Beakanyang, URR authorities discuss disable women involvement in climate change adaptation

Monday, April 29, 2019

Officials of human rights group Beakanyang, Friday met with Upper River Region (URR) authorities in Basse where they discussed the involvement of disabled women in climate change adaptation.

Speaking at the governor’s office in Mansajang Kunda, executive director of Beakanyang Nfamara Jawneh said disabled women are vulnerable to the effects of climate change, saying the plight of persons with disabilities especially women is in most cases ignored and not considered in climate change programmes. “As such, they continue to remain side-lined in relevant matters that even affect their lives.”

Mr. Jawuneh said there are many persons with disabilities in URR, mainly the visual impairments, physical disabilities and those with hearing impairments. He said that is why there is need to develop innovative ways to communicate climate information and knowledge to them.

“Persons with disabilities are part and parcel of the society and we cannot afford to live them behind,” he emphasized.

Deputy Governor Samba Bah acknowledged that persons with disabilities are sometimes neglected in development programmes, saying they are people with great ideas that when utilised could make great impact in the society.

Mr. Bah commanded Beakanyang for its work in the region and the country as a whole while assuring the delegation of their continued support at all time.

The meeting also discussed the political and caste conflicts in various parts of the region which show authorities and participants’ pledge to roll of reconciliation activities in the region in coming months to promote political tolerance and pluralism.

In another meeting at Kabakama, Alkalo Fatou Danso applauded Beakanyang for considering vulnerable people in society especially women with disabilities in climate change adaptation.

According to her, when climate change related disasters occur, vulnerable persons especially persons with disabilities suffer the most.  “During a heavy flood last year,

a woman lost her child in this community. We have been experiencing serious flooding here,” she lamented.

Fanding Barrow, a board member of Beakanyang said in The Gambia, women with disabilities face many challenges in accessing available economic opportunities mainly due to their limited literacy, access to and control over resources, low levels of access to networks and people who can assist and support and greater vulnerability to sexual exploitation and abuse.

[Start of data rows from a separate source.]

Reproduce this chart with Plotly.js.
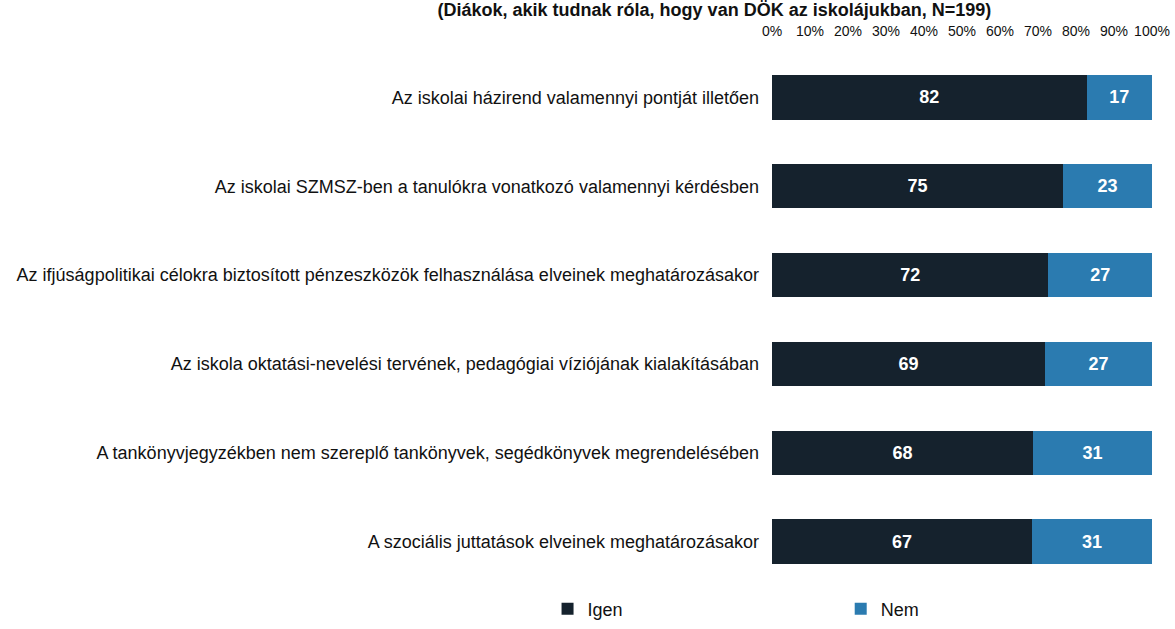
<!DOCTYPE html>
<html>
<head>
<meta charset="utf-8">
<script src="https://cdn.plot.ly/plotly-3.0.1.min.js"></script>
<style>html,body{margin:0;padding:0;background:#fff;}#chart{width:1175px;height:629px;}</style>
</head>
<body>
<div id="chart"></div>
<script>
const categories = [
  "Az iskolai házirend valamennyi pontját illetően",
  "Az iskolai SZMSZ-ben a tanulókra vonatkozó valamennyi kérdésben",
  "Az ifjúságpolitikai célokra biztosított pénzeszközök felhasználása elveinek meghatározásakor",
  "Az iskola oktatási-nevelési tervének, pedagógiai víziójának kialakításában",
  "A tankönyvjegyzékben nem szereplő tankönyvek, segédkönyvek megrendelésében",
  "A szociális juttatások elveinek meghatározásakor"
];
const igen = [82, 75, 72, 69, 68, 67];
const nem = [17, 23, 27, 27, 31, 31];
const seriesNames = ["Igen", "Nem"];
const titleText = "(Diákok, akik tudnak róla, hogy van DÖK az iskolájukban, N=199)";

const FONT = "Liberation Sans, Arial, sans-serif";

const traces = [
  {
    type: "bar", orientation: "h", name: seriesNames[0], legend: "legend",
    y: categories, x: igen, text: igen.map(String),
    textposition: "inside", insidetextanchor: "middle",
    textfont: {family: FONT, size: 18, color: "#ffffff", weight: "bold"},
    marker: {color: "#15222d"}, hoverinfo: "none"
  },
  {
    type: "bar", orientation: "h", name: seriesNames[1], legend: "legend2",
    y: categories, x: nem, text: nem.map(String),
    textposition: "inside", insidetextanchor: "middle",
    textfont: {family: FONT, size: 18, color: "#ffffff", weight: "bold"},
    marker: {color: "#2b7bb0"}, hoverinfo: "none"
  }
];

const legendBase = {
  orientation: "h", xref: "container", yref: "container",
  xanchor: "left", y: 0.061, yanchor: "top",
  font: {family: FONT, size: 18, color: "#111111"}
};

const layout = {
  width: 1175, height: 629,
  paper_bgcolor: "#ffffff", plot_bgcolor: "#ffffff",
  barmode: "stack", barnorm: "percent", bargap: 0.5,
  margin: {l: 772, r: 23, t: 53, b: 43},
  font: {family: FONT, color: "#111111"},
  title: {
    text: "<b>" + titleText + "</b>",
    font: {family: FONT, size: 18, color: "#111111"},
    xref: "container", x: 0.608, xanchor: "center",
    yref: "container", y: 0.995, yanchor: "top",
    pad: {t: 0, b: 0}
  },
  xaxis: {
    side: "top", range: [0, 100], dtick: 10, ticksuffix: "%",
    showgrid: false, zeroline: false, showline: false,
    ticks: "", ticklabelstandoff: 13, tickangle: 0,
    tickfont: {family: FONT, size: 14, color: "#111111"},
    fixedrange: true
  },
  yaxis: {
    autorange: "reversed", showgrid: false, zeroline: false, showline: false,
    ticks: "", ticklabelstandoff: 12,
    tickfont: {family: FONT, size: 18, color: "#111111"},
    fixedrange: true
  },
  showlegend: true,
  legend: Object.assign({}, legendBase, {x: 0.466}),
  legend2: Object.assign({}, legendBase, {x: 0.7155})
};

Plotly.newPlot("chart", traces, layout, {displayModeBar: false, staticPlot: true});
</script>
</body>
</html>
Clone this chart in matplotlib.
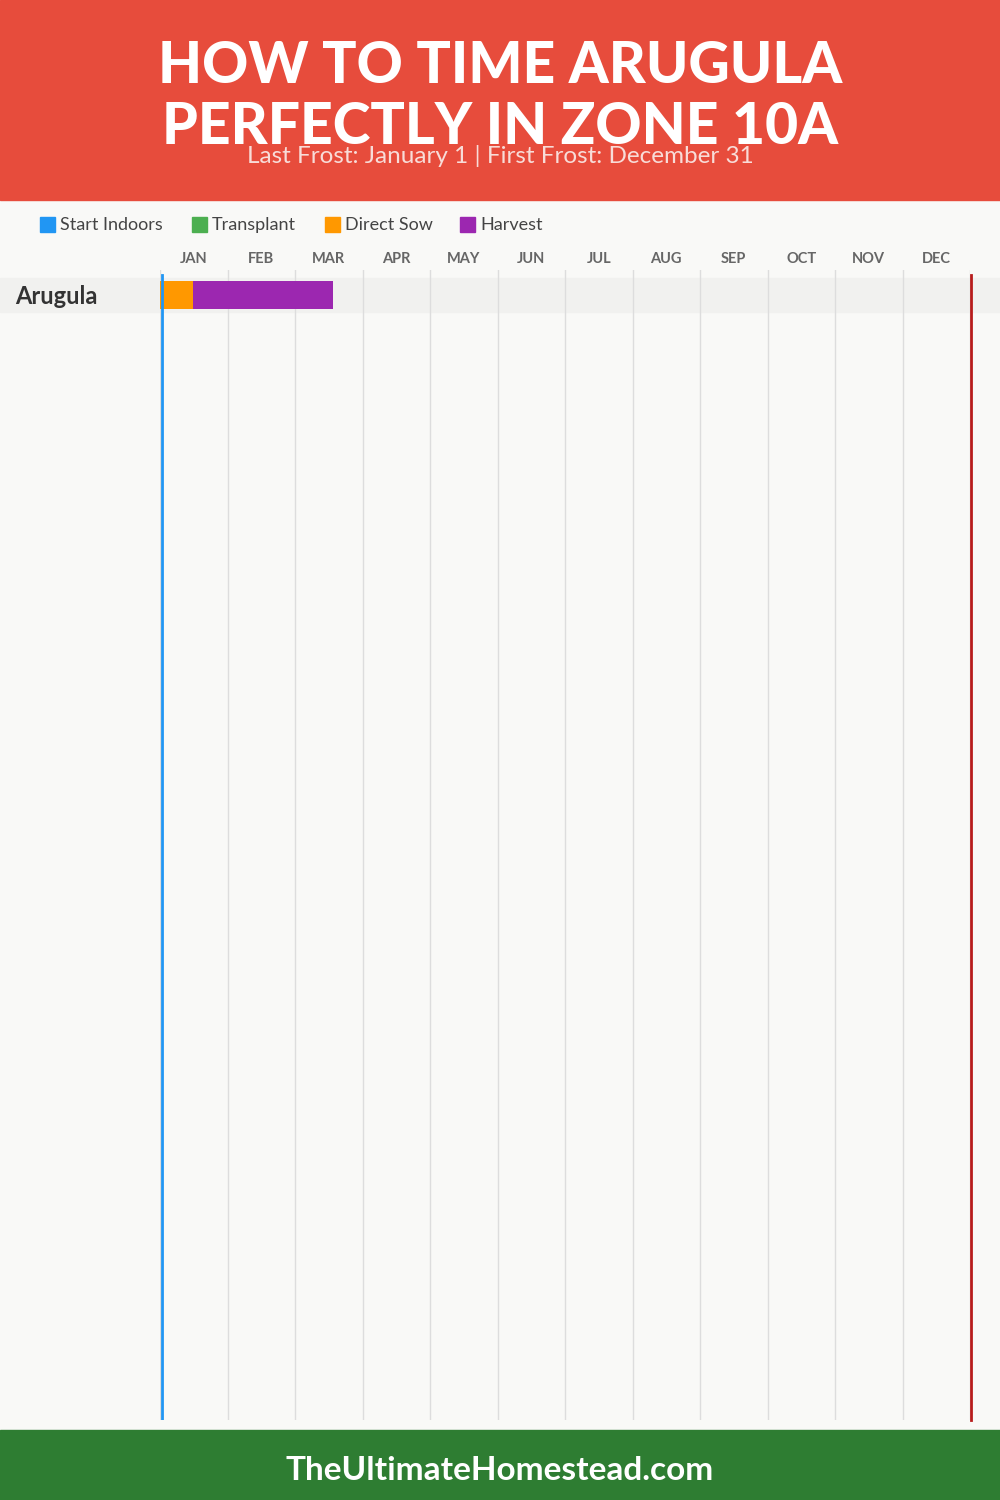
import matplotlib.pyplot as plt
from matplotlib.patches import Rectangle

# data
months = ['JAN', 'FEB', 'MAR', 'APR', 'MAY', 'JUN', 'JUL', 'AUG', 'SEP', 'OCT', 'NOV', 'DEC']
crops = ['Arugula']
stages = ['Start Indoors', 'Transplant', 'Direct Sow', 'Harvest']
stage_colors = ['#2196F3', '#4CAF50', '#FF9800', '#9C27B0']
# (stage index, crop index, start day, end day)
periods = [(2, 0, 0, 15), (3, 0, 15, 78)]
last_frost_day = 0
first_frost_day = 365

title = 'HOW TO TIME ARUGULA\nPERFECTLY IN ZONE 10A'
subtitle = 'Last Frost: January 1 | First Frost: December 31'
footer = 'TheUltimateHomestead.com'

W, H = 1000, 1500
bg = '#F9F9F7'
plt.rcParams['font.family'] = ['Lato', 'DejaVu Sans']

fig = plt.figure(figsize=(W / 100, H / 100), dpi=100, facecolor=bg)

def px(x, y):
    return x / W, 1 - y / H

# header / footer
fig.patches.append(Rectangle((0, 1 - 200 / H), 1, 200 / H, transform=fig.transFigure,
                             color='#E74C3C', zorder=0))
fig.patches.append(Rectangle((0, 0), 1, 70 / H, transform=fig.transFigure,
                             color='#2E7D32', zorder=0))
fig.text(*px(500, 97), title, ha='center', va='center', color='white',
         fontsize=41, fontweight='black', linespacing=1.2)
fig.text(*px(500, 156), subtitle, ha='center', va='center', color='#F8DCD8', fontsize=17.5)
fig.text(*px(500, 1471), footer, ha='center', va='center', color='white',
         fontsize=24, fontweight='bold')

# legend
lx = [40, 192, 325, 460]
for i, name in enumerate(stages):
    fig.patches.append(Rectangle(px(lx[i], 232), 15 / W, 15 / H, transform=fig.transFigure,
                                 color=stage_colors[i]))
    fig.text(*px(lx[i] + 20, 225), name, ha='left', va='center', color='#444444', fontsize=13)

# chart axes
x0, x1, y0, y1 = 160, 970, 270, 1420
ax = fig.add_axes([x0 / W, 1 - y1 / H, (x1 - x0) / W, (y1 - y0) / H])
ax.set_facecolor('none')
for s in ax.spines.values():
    s.set_visible(False)

unit = 34.0
ax.set_xlim(0, 12)

# row band
for r in range(len(crops)):
    ax.axhspan(r - 0.5, r + 0.5, xmin=-x0 / (x1 - x0), xmax=1 + 30 / (x1 - x0),
               color='#F1F1EF', clip_on=False, zorder=0)

# month grid
ax.set_xticks(range(13), minor=True)
ax.grid(True, which='minor', axis='x', color='#DDDDDD', linewidth=1)
ax.tick_params(which='minor', length=0)
ax.xaxis.tick_top()
ax.set_xticks([m + 0.5 for m in range(12)])
ax.set_xticklabels(months, fontsize=10.5, fontweight='bold', color='#666666')
ax.tick_params(axis='x', which='major', length=0, pad=3)

# bars
for stage, crop, start, end in periods:
    a = start / 365 * 12
    b = end / 365 * 12
    ax.barh(crop, b - a, left=a, height=0.85, color=stage_colors[stage], zorder=3)

ax.set_yticks(range(len(crops)))
ax.set_yticklabels(crops, fontsize=17, fontweight='bold', color='#333333', ha='left')
ax.tick_params(axis='y', length=0, pad=145 * 0.72)
ax.set_ylim((y1 - 295) / unit, -(295 - y0) / unit)

# frost lines
ax.axvline(last_frost_day / 365 * 12 + 0.03, ymax=1 - 5 / (y1 - y0), color='#2196F3',
           linewidth=2, zorder=4)
ax.axvline(first_frost_day / 365 * 12 + 0.02, ymax=1 - 5 / (y1 - y0), color='#B71C1C',
           linewidth=2, zorder=4, clip_on=False)

fig.savefig('out.png', dpi=100, facecolor=bg)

He said even though The Gambian constitution calls for equality between both men and women in the country, women especially those with disabilities continue to lack behind in almost all spheres of development including climate change discussions.

He reaffirmed his organisation’s commitment to continue working with other partners and stakeholders to ensure that persons with disabilities are fully involved in climate change adaptation and mitigation intervention programmes especially at community level.